Lembaga pemeringkat utang Fitch Rating memprediksi keuangan PT Pertamina (Persero) akan makin tertekan tahun ini. Penyebabnya, adalah kebijakan pemerintah menahan harga Bahan Bakar Minyak (BBM) jenis Solar dan Premium.
Dalam keterangan resmi yang dipublikasikan Selasa (16/10), Fitch memprediksi EBITDA (Earning Before Interest, Taxes, Depreciation, and Amortization) atau pendapatan sebelum bunga, pajak, depresiasi dan amortisas Pertamina sepanjang tahun 2018 akan turun di bawah US$ 6 miliar. Padahal, tahun 2017 bisa mencapai US$ 6,9 miliar.
Kebijakan menunda kenaikan harga BBM jenis Premium dan Solar ini menurut Fitch akan menekan profitabilitas Pertamina dalam 12 bulan mendatang. Bahkan, tambahan subsidi dan penerimaan dari sektor hulu yang naik karena meningkatnya harga minyak dunia juga tidak berpengaruh signifikan.
Pemerintah memang meningkatkan subsidi Solar menjadi Rp 2.000 per liter dari Rp500 per liter. Perubahan ini berlaku sejak awal 2018. Namun, harga Solar dan Premium yang dijual Pertamina ditambah subisidi itu masih di bawah harga pasar sekitar 60% -75%.
Bahkan, pemerintah masih harus membayar dana talangan Pertamina. Tahun 2017, dana yang harus dibayarkan pemerintah sekitar US$ 2 miliar. Semester I tahun 2018 sekitar US$ 1,2 miliar. “Angka itu akan naik lagi di semester II tahun 2018 mengingat harga minyak dunia meningkat,” dikutip dari keterangan resmi Fitch, Selasa (16/10).
Seperti diketahui, pemerintah membatalkan rencana kenaikan harga Premium dan Solar dalam hitungan jam setelah diumumkan pada 10 Oktober 2018 lalu. Menurut Fitch itu menandakan harga BBM sangat sensitif secara politik di Indonesia.
Atas dasar itu, Fitch menilai, kenaikan harga BBM yang diatur pemerintah, seperti Solar dan Premium akan sangat sulit secara politis sampai pemilihan umum April 2019. Padahal, sejak 2015, pemerintah mengeluarkan aturan yang menghapus subsidi untuk Premium. Subsidi hanya diberikan untuk Solar.
Akan tetapi, sejak 2016, harga kedua komoditas tersebut tak berubah, meskipun kurs melemah dan harga minyak mentah naik. Alhasil, Pertamina yang memberikan subsidi implisit kepada konsumen.

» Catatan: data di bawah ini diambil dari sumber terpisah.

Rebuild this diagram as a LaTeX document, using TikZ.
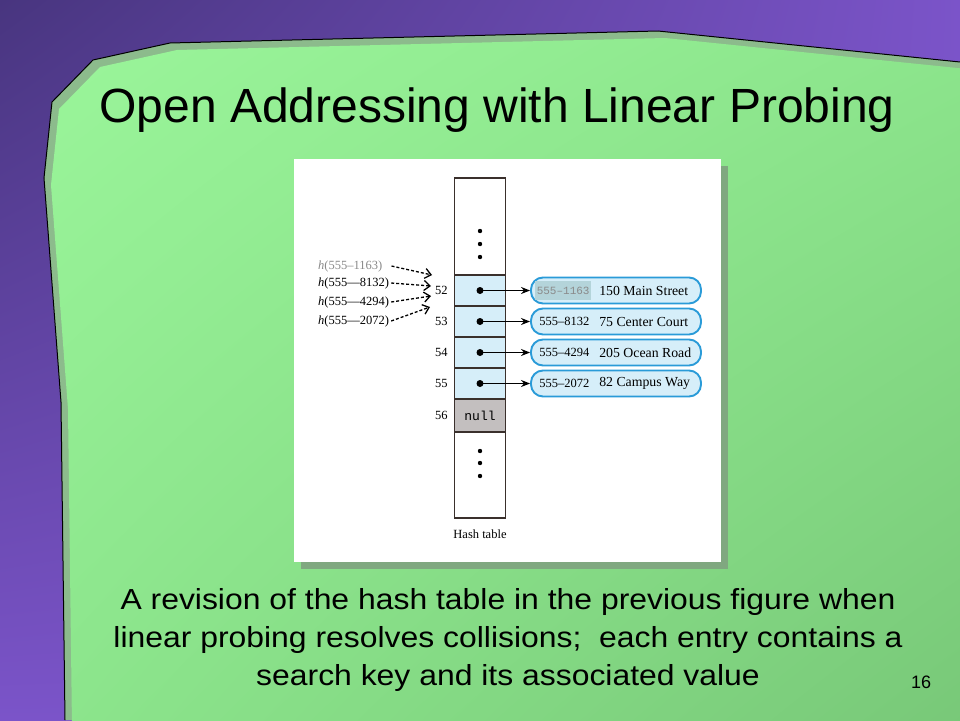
\documentclass[tikz,border=0pt]{standalone}
\usepackage{fontspec}
\setmainfont{Liberation Serif}
\newfontfamily\slidefont{Liberation Sans}
\newfontfamily\slidewide[FakeStretch=1.1]{Liberation Sans}
\newfontfamily\codefont{Liberation Mono}
\usepackage{xcolor}
\usetikzlibrary{arrows.meta}
\usetikzlibrary{positioning}
\usetikzlibrary{shadings}

\definecolor{purpdark}{HTML}{48357F}
\definecolor{purplight}{HTML}{7B54C9}
\definecolor{greenlight}{HTML}{9AF59A}
\definecolor{greenmid}{HTML}{8CE58C}
\definecolor{greendark}{HTML}{78C878}
\definecolor{greenedge}{HTML}{8CBB8C}
\definecolor{panelshadow}{HTML}{80A880}
\definecolor{slotblue}{HTML}{D6EEF9}
\definecolor{ovalblue}{HTML}{2A9BD8}
\definecolor{nullgray}{HTML}{C3BFBF}
\definecolor{keygray}{HTML}{B4D4DA}
\definecolor{inkgray}{HTML}{8A8A8A}
\definecolor{tableink}{HTML}{3A302C}

\begin{document}
\begin{tikzpicture}[x=1pt,y=-1pt,
  slot/.style={draw=tableink, line width=1.3pt, fill=slotblue,
    minimum width=51pt, minimum height=31pt, inner sep=0pt},
  entry/.style={draw=ovalblue, line width=1.9pt, fill=slotblue,
    rounded corners=12pt, minimum width=170pt, minimum height=26pt, inner sep=0pt},
  fig/.style={font=\fontsize{12.5}{14}\selectfont, inner sep=0pt},
  value/.style={font=\fontsize{13.8}{15}\selectfont, inner sep=0pt, anchor=west},
  probe/.style={dash pattern=on 3pt off 2pt, line width=1.3pt,
    -{Straight Barb[length=6pt,width=10pt]}},
  link/.style={line width=1.4pt, -{Stealth[length=9pt,width=7pt]}}]

\useasboundingbox (0,0) rectangle (960,720);
\shade[upper left=purpdark, upper right=purplight, lower left=purplight,
       lower right=purplight] (0,0) rectangle (960,720);

\fill[greenedge] (65,720) -- (61,402) -- (44,178) -- (52,102) -- (93,60)
       -- (170,43) -- (658,31) -- (960,62) -- (960,720) -- cycle;
\shade[shift={(7,7)}, upper left=greenlight, upper right=greenmid,
       lower left=greenmid, lower right=greendark]
       (65,720) -- (61,402) -- (44,178) -- (52,102) -- (93,60)
       -- (170,43) -- (658,31) -- (960,62) -- (960,720) -- cycle;
\draw[line width=1pt] (65,720) -- (61,402) -- (44,178) -- (52,102) -- (93,60)
       -- (170,43) -- (658,31) -- (960,62);

\node [font=\slidefont\fontsize{48}{54}\selectfont, inner sep=0pt, anchor=base]
       (title) at (497,122) {Open Addressing with Linear Probing};

\fill[panelshadow] (301,166) rectangle (728,569);
\fill[white] (294,159) rectangle (721,562);

\node [slot, fill=white, minimum height=97pt] (top) at (480,226.5) {};
\foreach \d in {4.5,17.5,30.5}
  \fill (top.center) ++(0,\d) circle (2.2pt);

\foreach \k [count=\i from 0] in {52,53,54,55} {
  \node [slot] (s\k) at (480,290.5+31*\i) {};
  \node [fig, left=6pt of s\k] (i\k) {\k};
  \fill (s\k.center) circle (3.5pt);
  \node [entry] (e\k) at (616,290.5+31*\i) {};
  \draw [link] (s\k.center) -- (e\k.west);
}
\node [slot, fill=nullgray, minimum height=33pt,
       font=\codefont\fontsize{13}{15}\selectfont] (s56) at (480,415.5) {null};
\node [fig, left=6pt of s56] (i56) {56};

\node [slot, fill=white, minimum height=86pt] (bottom) at (480,475) {};
\foreach \d in {-24,-12,1}
  \fill (bottom.center) ++(0,\d) circle (2.2pt);
\node [fig, below=11pt of bottom] (caption) {Hash table};

\node [fill=keygray, text=inkgray, anchor=west, inner sep=1.5pt,
       minimum height=19pt, font=\codefont\fontsize{11}{13}\selectfont]
       (k52) at ([xshift=5pt]e52.west) {555–1163};
\node [value] (v52) at ([xshift=69pt]e52.west) {150 Main Street};
\node [fig, anchor=west] (k53) at ([xshift=9pt]e53.west) {555–8132};
\node [value] (v53) at ([xshift=69pt]e53.west) {75 Center Court};
\node [fig, anchor=west] (k54) at ([xshift=9pt]e54.west) {555–4294};
\node [value] (v54) at ([xshift=69pt]e54.west) {205 Ocean Road};
\node [fig, anchor=west] (k55) at ([xshift=9pt]e55.west) {555–2072};
\node [value] (v55) at ([xshift=69pt]e55.west) {82 Campus Way};

\node [fig, text=inkgray, anchor=west] (h1) at (318,266) {\textit{h}(555–1163)};
\node [fig, anchor=west] (h2) at (318,283) {\textit{h}(555—8132)};
\node [fig, anchor=west] (h3) at (318,302) {\textit{h}(555—4294)};
\node [fig, anchor=west] (h4) at (318,321) {\textit{h}(555—2072)};
\coordinate (p1) at (432,275);
\coordinate (p2) at (431,286);
\coordinate (p3) at (431,296);
\coordinate (p4) at (430,307);
\draw [probe] ([xshift=9pt]h1.east) -- (p1);
\draw [probe] ([xshift=2pt]h2.east) -- (p2);
\draw [probe] ([xshift=2pt]h3.east) -- (p3);
\draw [probe] ([xshift=2pt]h4.east) -- (p4);

\node [font=\slidewide\fontsize{29}{38}\selectfont, inner sep=0pt,
       align=center, anchor=base] (note) at (508,685)
       {A revision of the hash table in the previous figure when\\
        linear probing resolves collisions; \ each entry contains a\\
        search key and its associated value};
\node [font=\slidefont\fontsize{18}{20}\selectfont, inner sep=0pt, anchor=base]
       (pagenum) at (921,688) {16};
\end{tikzpicture}
\end{document}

Itu akan berdampak juga pada peringkat utang Pertamina. Peringkat utang Pertamina dari 'BBB-' dapat melemah jika tidak ada peningkatan profitabilitas hilir, apalagi ada program ekspansi besar. Arus kas operasional yang lemah cenderung menghasilkan pendanaan utang yang lebih tinggi dari investasinya, itu mengecilkan metrik kredit.
(Baca: Peringkat Utang Pertamina Terancam Turun karena Harga Premium Tak Naik)
Seperti diketahui, level BBB- adalah yang terendah dalam status layak investasi. Jika, rating itu diturunkan, Pertamina bisa menjadi tidak layak investasi.